= Nebojša Pavlović (politician) =

Serbian politician

Nebojša Pavlović (Небојша Павловић; born 1993) is a politician in Serbia. He has served in the National Assembly of Serbia since 2020 as a member of the Serbian Progressive Party.

==Private career==
Pavlović was raised in Smederevska Palanka, where he still resides. He holds a bachelor's degree from the University of Belgrade Faculty of Law.

==Politician==
===Municipal and regional politics===
Pavlović was appointed to the Smederevska Palanka municipal council (i.e., the executive branch of the municipal government) in May 2016 with responsibility for work and social protection. From December 2016 to March 2018, he was assistant to the mayor in charge of liaison with ministries in the government of Serbia.

He received the thirty-second position on the electoral list of the Serbian Progressive Party for the Smederevska Palanka municipal assembly in the 2018 local elections and was elected when the list won a majority victory with thirty-seven mandates. Following the election, he was chosen as deputy president (i.e., deputy speaker) of the assembly.

In November 2018, he was appointed as administrative head of the Podunavlje District. He served in this position for the next two years.

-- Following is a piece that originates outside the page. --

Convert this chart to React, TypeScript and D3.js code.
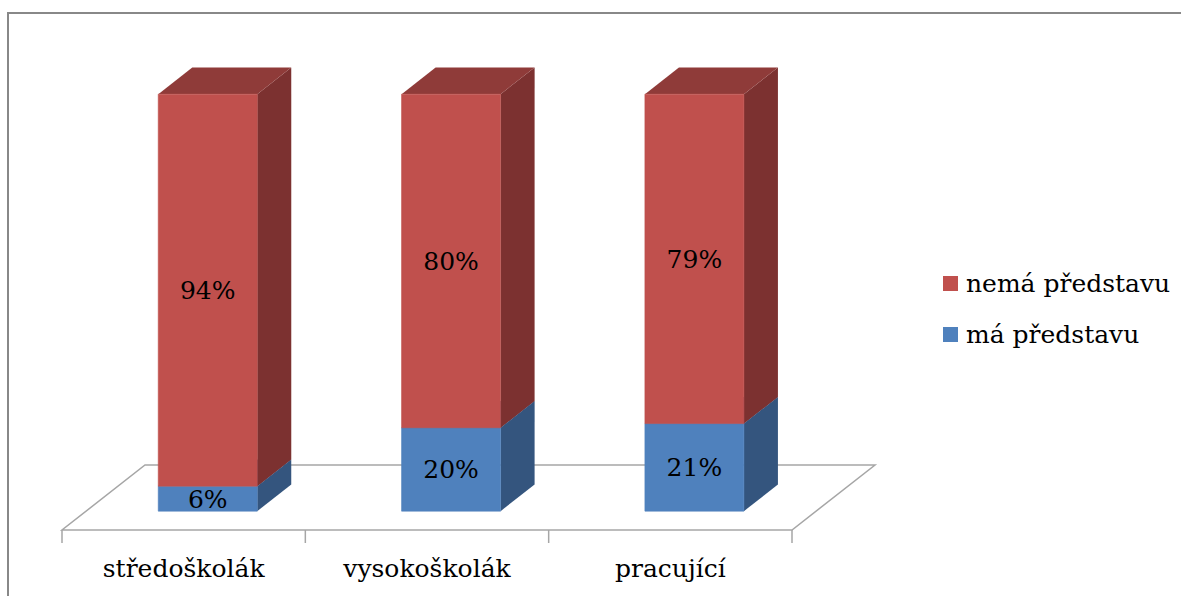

===Member of the National Assembly===
Pavlović received the 126th position on the Progressive Party's Aleksandar Vučić — For Our Children coalition list in the 2020 Serbian parliamentary election and was elected when the list won a landslide majority with 188 out of 250 mandates. He is now a member of the assembly committee on the judiciary, public administration, and local self-government; a deputy member of the defence and internal affairs committee and the agriculture, forestry, and water management committee; the head of Serbia's parliamentary friendship group with the State of Palestine; and a member of the parliamentary friendship groups with Armenia, Austria, Belgium, Bulgaria, China, Cuba, France, Germany, Greece, Italy, Mexico, Russia, Slovenia, South Korea, Switzerland, Turkey, the United Arab Emirates, the United Kingdom, and the United States of America.